Dataset section —
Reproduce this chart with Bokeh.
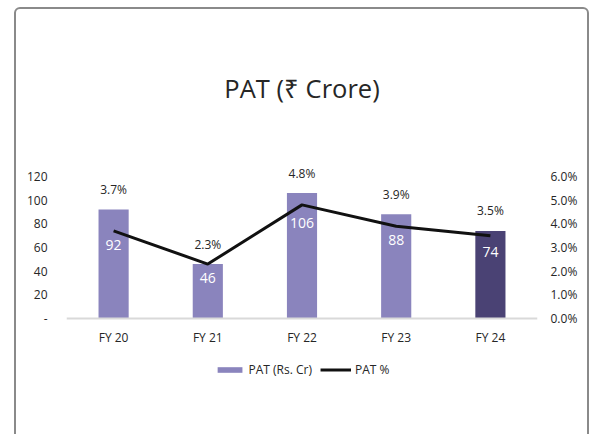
from bokeh.plotting import figure
from bokeh.models import (ColumnDataSource, LinearAxis, Range1d, FixedTicker,
                          NumeralTickFormatter, Legend, LegendItem, InlineStyleSheet)
from bokeh.core.properties import value
from bokeh.embed import file_html
from bokeh.resources import INLINE

# ---- data ----
years = ["FY 20", "FY 21", "FY 22", "FY 23", "FY 24"]
pat = [92, 46, 106, 88, 74]
pat_pct = [3.7, 2.3, 4.8, 3.9, 3.5]
left_ticks = [0, 20, 40, 60, 80, 100, 120]
right_ticks = [0.0, 1.0, 2.0, 3.0, 4.0, 5.0, 6.0]

FONT = "Open Sans"
TXT = "#262626"
LIGHT = "#8A84BD"
DARK = "#4A4274"

# ---- derived columns ----
colors = [LIGHT] * (len(years) - 1) + [DARK]
scale = left_ticks[-1] / right_ticks[-1]          # left-axis units per 1 %
line_left = [v * scale for v in pat_pct]           # line in left-axis units
src = ColumnDataSource(dict(
    x=years,
    pat=pat,
    pct=[v / 100 for v in pat_pct],
    color=colors,
    pat_lbl=[str(v) for v in pat],
    pct_lbl=[f"{v:.1f}%" for v in pat_pct],
    top_y=[max(a, b) for a, b in zip(pat, line_left)],
    in_y=[min(0.76 * a, b - 12) for a, b in zip(pat, line_left)],
))

# ---- layout ----
FRAME_H = 274
ZERO_PX = 158                      # px from frame top to the zero line
y_end = 133.5
unit_px = ZERO_PX / y_end
y_start = y_end - FRAME_H / unit_px

p = figure(x_range=years, y_range=Range1d(y_start, y_end), frame_width=471, frame_height=FRAME_H,
           output_backend="svg", toolbar_location=None,
           min_border_left=66, min_border_right=54, min_border_top=160, min_border_bottom=0)
p.extra_y_ranges = {"pct": Range1d(y_start / scale / 100, y_end / scale / 100)}

p.title.text = "PAT (₹ Crore)"
p.title.align = "center"
p.title.text_font = FONT
p.title.text_font_size = "25.5px"
p.title.text_font_style = "normal"
p.title.text_color = TXT
p.title.standoff = 112

bars = p.vbar(x="x", top="pat", width=0.32, fill_color="color", line_color=None, source=src)
line = p.line(x="x", y="pct", y_range_name="pct", line_width=3, line_color="#111111", source=src)

p.text(x="x", y="top_y", text="pct_lbl", text_align="center", text_baseline="middle",
       y_offset=-20, text_font=value(FONT), text_font_size="12px", text_color=TXT, source=src)
p.text(x="x", y="in_y", text="pat_lbl", text_align="center", text_baseline="middle",
       text_font=value(FONT), text_font_size="14px", text_color="white", source=src)

# ---- axes ----
p.xgrid.visible = False
p.ygrid.visible = False
p.outline_line_color = None

p.xaxis.fixed_location = 0
p.xaxis.axis_line_color = "#D9D9D9"
p.xaxis.axis_line_width = 2
p.xaxis.major_tick_line_color = None
p.xaxis.minor_tick_line_color = None
p.xaxis.major_label_standoff = 4
p.xaxis.major_label_text_font = FONT
p.xaxis.major_label_text_font_size = "12px"
p.xaxis.major_label_text_color = TXT

p.yaxis.ticker = FixedTicker(ticks=left_ticks)
p.yaxis.major_label_overrides = {0: "-"}
ax_r = LinearAxis(y_range_name="pct", ticker=FixedTicker(ticks=[t / 100 for t in right_ticks]),
                  formatter=NumeralTickFormatter(format="0.0%"))
p.add_layout(ax_r, "right")
for ax in (p.yaxis[0], ax_r):
    ax.axis_line_color = None
    ax.major_tick_line_color = None
    ax.minor_tick_line_color = None
    ax.major_label_text_font = FONT
    ax.major_label_text_font_size = "12px"
    ax.major_label_text_color = TXT
p.yaxis[0].major_label_standoff = 13
ax_r.major_label_standoff = 7

legend = Legend(items=[LegendItem(label="PAT (Rs. Cr)", renderers=[bars], index=0),
                       LegendItem(label="PAT %", renderers=[line])],
                orientation="horizontal", location="bottom_center",
                glyph_width=31, glyph_height=7, label_standoff=4, spacing=8,
                label_text_font=FONT, label_text_font_size="12px", label_text_color=TXT,
                border_line_color=None, background_fill_alpha=0, padding=4, margin=56)
p.add_layout(legend)

# card frame around the chart
p.stylesheets = [InlineStyleSheet(css="""
:host::after {
  content: ""; position: absolute; left: 14px; top: 7px; width: 575px; height: 440px;
  border: 2px solid #8a8a8a; border-radius: 6px; pointer-events: none; box-sizing: border-box;
}
""")]

open("out.html", "w").write(file_html(p, INLINE))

What you are asked to do — Take the listing and print it again exactly, but without any pictures.

The output —
Reproduce this chart with Bokeh.
from bokeh.plotting import figure
from bokeh.models import (ColumnDataSource, LinearAxis, Range1d, FixedTicker,
                          NumeralTickFormatter, Legend, LegendItem, InlineStyleSheet)
from bokeh.core.properties import value
from bokeh.embed import file_html
from bokeh.resources import INLINE

# ---- data ----
years = ["FY 20", "FY 21", "FY 22", "FY 23", "FY 24"]
pat = [92, 46, 106, 88, 74]
pat_pct = [3.7, 2.3, 4.8, 3.9, 3.5]
left_ticks = [0, 20, 40, 60, 80, 100, 120]
right_ticks = [0.0, 1.0, 2.0, 3.0, 4.0, 5.0, 6.0]

FONT = "Open Sans"
TXT = "#262626"
LIGHT = "#8A84BD"
DARK = "#4A4274"

# ---- derived columns ----
colors = [LIGHT] * (len(years) - 1) + [DARK]
scale = left_ticks[-1] / right_ticks[-1]          # left-axis units per 1 %
line_left = [v * scale for v in pat_pct]           # line in left-axis units
src = ColumnDataSource(dict(
    x=years,
    pat=pat,
    pct=[v / 100 for v in pat_pct],
    color=colors,
    pat_lbl=[str(v) for v in pat],
    pct_lbl=[f"{v:.1f}%" for v in pat_pct],
    top_y=[max(a, b) for a, b in zip(pat, line_left)],
    in_y=[min(0.76 * a, b - 12) for a, b in zip(pat, line_left)],
))

# ---- layout ----
FRAME_H = 274
ZERO_PX = 158                      # px from frame top to the zero line
y_end = 133.5
unit_px = ZERO_PX / y_end
y_start = y_end - FRAME_H / unit_px

p = figure(x_range=years, y_range=Range1d(y_start, y_end), frame_width=471, frame_height=FRAME_H,
           output_backend="svg", toolbar_location=None,
           min_border_left=66, min_border_right=54, min_border_top=160, min_border_bottom=0)
p.extra_y_ranges = {"pct": Range1d(y_start / scale / 100, y_end / scale / 100)}

p.title.text = "PAT (₹ Crore)"
p.title.align = "center"
p.title.text_font = FONT
p.title.text_font_size = "25.5px"
p.title.text_font_style = "normal"
p.title.text_color = TXT
p.title.standoff = 112

bars = p.vbar(x="x", top="pat", width=0.32, fill_color="color", line_color=None, source=src)
line = p.line(x="x", y="pct", y_range_name="pct", line_width=3, line_color="#111111", source=src)

p.text(x="x", y="top_y", text="pct_lbl", text_align="center", text_baseline="middle",
       y_offset=-20, text_font=value(FONT), text_font_size="12px", text_color=TXT, source=src)
p.text(x="x", y="in_y", text="pat_lbl", text_align="center", text_baseline="middle",
       text_font=value(FONT), text_font_size="14px", text_color="white", source=src)

# ---- axes ----
p.xgrid.visible = False
p.ygrid.visible = False
p.outline_line_color = None

p.xaxis.fixed_location = 0
p.xaxis.axis_line_color = "#D9D9D9"
p.xaxis.axis_line_width = 2
p.xaxis.major_tick_line_color = None
p.xaxis.minor_tick_line_color = None
p.xaxis.major_label_standoff = 4
p.xaxis.major_label_text_font = FONT
p.xaxis.major_label_text_font_size = "12px"
p.xaxis.major_label_text_color = TXT

p.yaxis.ticker = FixedTicker(ticks=left_ticks)
p.yaxis.major_label_overrides = {0: "-"}
ax_r = LinearAxis(y_range_name="pct", ticker=FixedTicker(ticks=[t / 100 for t in right_ticks]),
                  formatter=NumeralTickFormatter(format="0.0%"))
p.add_layout(ax_r, "right")
for ax in (p.yaxis[0], ax_r):
    ax.axis_line_color = None
    ax.major_tick_line_color = None
    ax.minor_tick_line_color = None
    ax.major_label_text_font = FONT
    ax.major_label_text_font_size = "12px"
    ax.major_label_text_color = TXT
p.yaxis[0].major_label_standoff = 13
ax_r.major_label_standoff = 7

legend = Legend(items=[LegendItem(label="PAT (Rs. Cr)", renderers=[bars], index=0),
                       LegendItem(label="PAT %", renderers=[line])],
                orientation="horizontal", location="bottom_center",
                glyph_width=31, glyph_height=7, label_standoff=4, spacing=8,
                label_text_font=FONT, label_text_font_size="12px", label_text_color=TXT,
                border_line_color=None, background_fill_alpha=0, padding=4, margin=56)
p.add_layout(legend)

# card frame around the chart
p.stylesheets = [InlineStyleSheet(css="""
:host::after {
  content: ""; position: absolute; left: 14px; top: 7px; width: 575px; height: 440px;
  border: 2px solid #8a8a8a; border-radius: 6px; pointer-events: none; box-sizing: border-box;
}
""")]

open("out.html", "w").write(file_html(p, INLINE))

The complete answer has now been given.